SA : Dans l’imaginaire collectif brésilien, l’image de l’indigène est exotique : il est propriétaire de sa terre, il était là avant tout le monde. Elle est aussi négative : il est paresseux. Cette idée est fasciste. Dans ce film, l’important était de montrer un indigène qui a un cerveau, qui vit des conflits, comme n’importe quel être humain.

Agrandissement : Illustration 3

LG : Pourquoi avoir choisi cet acteur, Anderson, qui apparaît également dans Cachoeira ?
SA : J’ai écrit le scénario en pensant à Anderson. J’ai d’ailleurs appelé le personnage comme la personne. J’ai quand même dû faire le casting mais, même si certains acteurs étaient très bons, je ne voyais qu’Anderson. Il a une force intérieure très puissante, une énergie débordante qu’il communique à l’écran. C’est aussi une personne rigoureuse, très professionnelle, qui voulait par ailleurs devenir acteur.
FB : Le vrai Anderson est évangélique et hétérosexuel. Ça a été un véritable défi.
SA : il y a aussi Rita Carelli, qui est la fille de Vincent Carelli, le créateur du programme Vídeo nas Aldeias permettant aux peuples autochtones de se filmer. Elle a participé au casting. Rita a grandi avec les indigènes et connaît très bien leurs codes. Elle a pu également préparer Anderson, notamment pour la séquence de sexe.
LG: Dans la deuxième partie du film, vous posez la question des ONG. Le personnage principal a une attitude ambivalente vis-à-vis de ces organisations. Peut-on y voir une dénonciation ?
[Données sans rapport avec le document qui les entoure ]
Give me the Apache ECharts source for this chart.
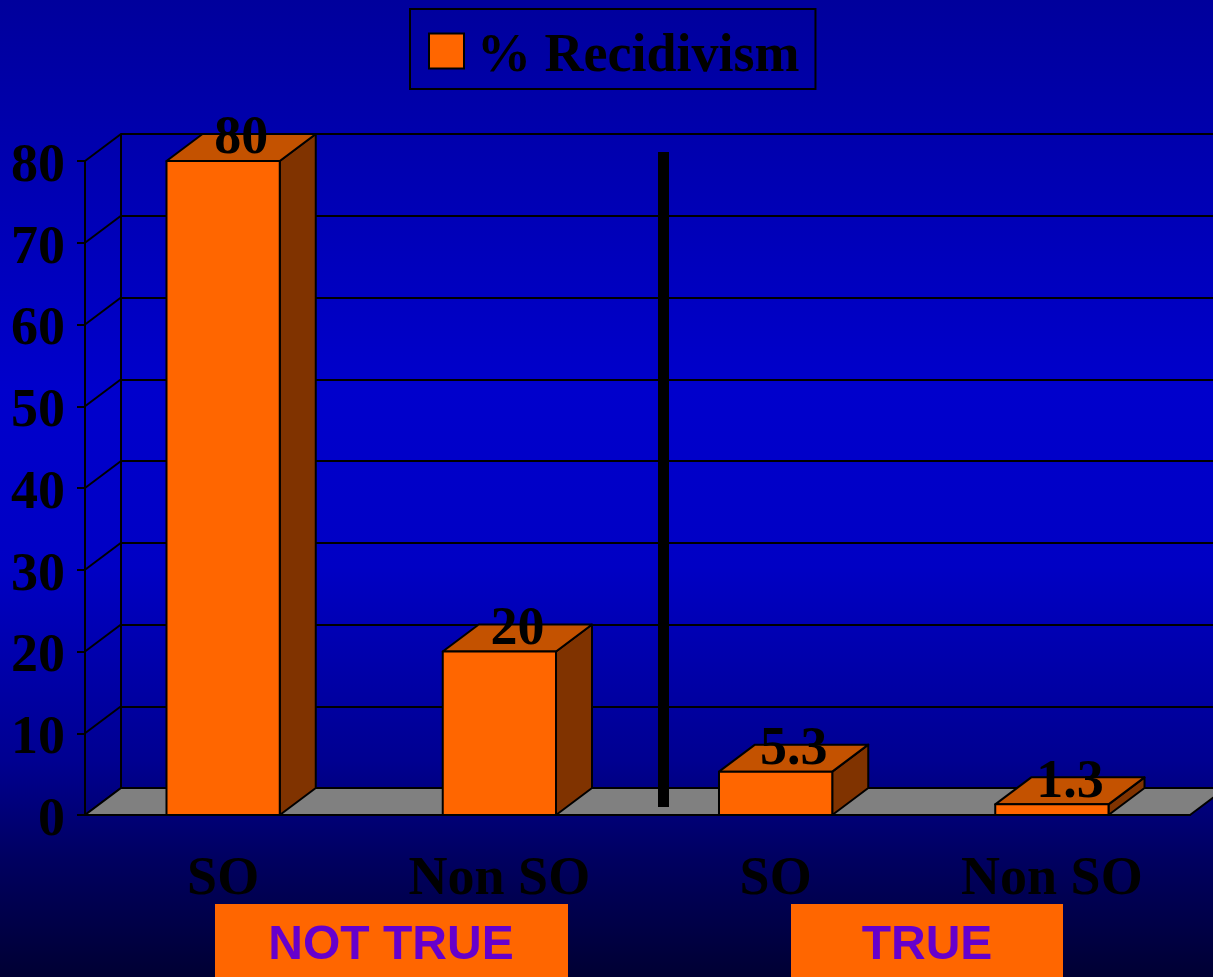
<!DOCTYPE html>
<html lang="en">
<head>
  <meta charset="UTF-8" />
  <title>% Recidivism</title>
  <script src="https://cdn.jsdelivr.net/npm/echarts@6/dist/echarts.min.js"></script>
  <style>
    html, body { margin: 0; padding: 0; }
    #chart { width: 1213px; height: 977px; }
  </style>
</head>
<body>
  <div id="chart"></div>
<script type="text/javascript">
  // data
  var categories = ['SO', 'Non SO', 'SO', 'Non SO'];
  var recidivism = [80, 20, 5.3, 1.3];
  var yTicks = [0, 10, 20, 30, 40, 50, 60, 70, 80];
  var groupLabels = ['NOT TRUE', 'TRUE'];

  // fake 3D depth offset
  var DX = 36, DY = -27;
  var SERIF = '"Liberation Serif", "Times New Roman", serif';
  var SANS = '"Liberation Sans", Arial, sans-serif';
  var edge = { stroke: '#000', lineWidth: 2, lineJoin: 'round' };
  var bigSerif = { color: '#000', fontSize: 54, fontWeight: 'bold', fontFamily: SERIF };

  function withEdge(fill) {
    return Object.assign({ fill: fill }, edge);
  }

  // 3D bar: side, top, front face and value label
  function renderBar(params, api) {
    var i = api.value(0), v = api.value(1);
    var top = api.coord([i, v]);
    var base = api.coord([i, 0]);
    var w = api.size([1, 0])[0] * 0.41;
    var x0 = top[0] - w / 2, x1 = top[0] + w / 2;
    var yt = top[1], yb = base[1];
    return {
      type: 'group',
      children: [
        { type: 'polygon', shape: { points: [[x1, yt], [x1 + DX, yt + DY], [x1 + DX, yb + DY], [x1, yb]] }, style: withEdge('#803300') },
        { type: 'polygon', shape: { points: [[x0, yt], [x1, yt], [x1 + DX, yt + DY], [x0 + DX, yt + DY]] }, style: withEdge('#C45200') },
        { type: 'rect', shape: { x: x0, y: yt, width: w, height: yb - yt }, style: withEdge('#FF6600') },
        {
          type: 'text', x: top[0] + DX / 2, y: yt + DY / 2 - 8,
          style: { text: String(v), font: 'bold 54px ' + SERIF, fill: '#000', align: 'center', verticalAlign: 'middle' }
        }
      ]
    };
  }

  // side wall lines from front axis ticks to back wall
  function renderSideLine(params, api) {
    var cs = params.coordSys;
    var p = api.coord([0, api.value(1)]);
    return {
      type: 'line',
      shape: { x1: cs.x, y1: p[1], x2: cs.x + DX, y2: p[1] + DY },
      style: { stroke: '#000', lineWidth: 2 }
    };
  }

  // gray floor
  function renderFloor(params, api) {
    var cs = params.coordSys;
    var y0 = api.coord([0, 0])[1];
    var xl = cs.x, xr = cs.x + cs.width;
    return {
      type: 'polygon',
      shape: { points: [[xl, y0], [xr, y0], [xr + DX, y0 + DY], [xl + DX, y0 + DY]] },
      style: withEdge('#808080')
    };
  }

  var myChart = echarts.init(document.getElementById('chart'));

  var option = {
    animation: false,
    backgroundColor: {
      type: 'linear', x: 0, y: 0, x2: 0, y2: 1,
      colorStops: [
        { offset: 0, color: '#00009C' },
        { offset: 0.4, color: '#0000CC' },
        { offset: 0.58, color: '#0000C4' },
        { offset: 0.78, color: '#000090' },
        { offset: 0.88, color: '#000060' },
        { offset: 1, color: '#000033' }
      ]
    },
    legend: {
      data: ['% Recidivism'],
      left: 410,
      top: 9,
      padding: [21, 16, 5, 18],
      borderColor: '#000',
      borderWidth: 2,
      icon: 'rect',
      itemWidth: 35,
      itemHeight: 35,
      itemStyle: { borderColor: '#000', borderWidth: 2 },
      selectedMode: false,
      formatter: '{t|{name}}',
      textStyle: Object.assign({
        rich: { t: Object.assign({ padding: [12, 0, 0, 8] }, bigSerif) }
      }, bigSerif)
    },
    grid: [
      { left: 85, right: 23, top: 161, bottom: 162 },
      { left: 85 + DX, right: 23 - DX, top: 161 + DY, bottom: 162 - DY }
    ],
    xAxis: [
      {
        type: 'category', gridIndex: 0, data: categories,
        axisLine: { lineStyle: { color: '#000', width: 2 } },
        axisTick: { length: 12, lineStyle: { color: '#000', width: 2 } },
        axisLabel: Object.assign({ interval: 0, margin: 38 }, bigSerif),
        splitLine: { show: false }
      },
      { type: 'value', gridIndex: 1, min: 0, max: 1, show: false }
    ],
    yAxis: [
      {
        type: 'value', gridIndex: 0, min: 0, max: 80, interval: 10,
        axisLine: { show: true, lineStyle: { color: '#000', width: 2 } },
        axisTick: { show: true, length: 8, lineStyle: { color: '#000', width: 2 } },
        axisLabel: Object.assign({
          margin: 20,
          formatter: '{v|{value}}',
          rich: { v: Object.assign({ padding: [12, 0, 0, 0] }, bigSerif) }
        }, bigSerif),
        splitLine: { show: false }
      },
      {
        type: 'value', gridIndex: 1, min: 0, max: 80, interval: 10,
        axisLine: { show: true, lineStyle: { color: '#000', width: 2 } },
        axisTick: { show: false },
        axisLabel: { show: false },
        splitLine: { show: true, lineStyle: { color: '#000', width: 2 } }
      }
    ],
    series: [
      {
        type: 'custom', name: 'side', xAxisIndex: 0, yAxisIndex: 0, z: 1, silent: true,
        data: yTicks.map(function (t) { return [0, t]; }),
        renderItem: renderSideLine
      },
      {
        type: 'custom', name: 'floor', xAxisIndex: 0, yAxisIndex: 0, z: 1, silent: true,
        data: [[0, 0]],
        renderItem: renderFloor
      },
      {
        type: 'custom', name: '% Recidivism', xAxisIndex: 0, yAxisIndex: 0, z: 3,
        itemStyle: { color: '#FF6600' },
        data: recidivism.map(function (v, i) { return [i, v]; }),
        renderItem: renderBar
      }
    ],
    graphic: [
      // divider between the two groups
      { type: 'rect', z: 100, shape: { x: 658, y: 152, width: 11, height: 655 }, style: { fill: '#000' } },
      { type: 'rect', z: 100, shape: { x: 215, y: 904, width: 353, height: 80 }, style: { fill: '#FF6600' } },
      {
        type: 'text', z: 101, x: 391, y: 946,
        style: { text: groupLabels[0], font: 'bold 48px ' + SANS, fill: '#6600CC', align: 'center', verticalAlign: 'middle' }
      },
      { type: 'rect', z: 100, shape: { x: 791, y: 904, width: 272, height: 80 }, style: { fill: '#FF6600' } },
      {
        type: 'text', z: 101, x: 927, y: 946,
        style: { text: groupLabels[1], font: 'bold 48px ' + SANS, fill: '#6600CC', align: 'center', verticalAlign: 'middle' }
      }
    ]
  };

  myChart.setOption(option);
</script>
</body>
</html>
FB : La question se pose parce que la réalité des ONG est ambivalente. Beaucoup d’entre elles ont joué un rôle important pour l’intégration sociale des Amazoniens et d’autres ont profité des subventions et des peuples pour leur propre croissance, pour leur promotion. Certaines abusent des peuples autochtones. C’est pour cela que la discussion est ouverte dans le film.
Entretien réalisé à Toulouse en mars 2016 pendant le festival Cinelatino, par Loreleï Giraudot et Cédric Lépine, avec la traduction de Muriel Pérez.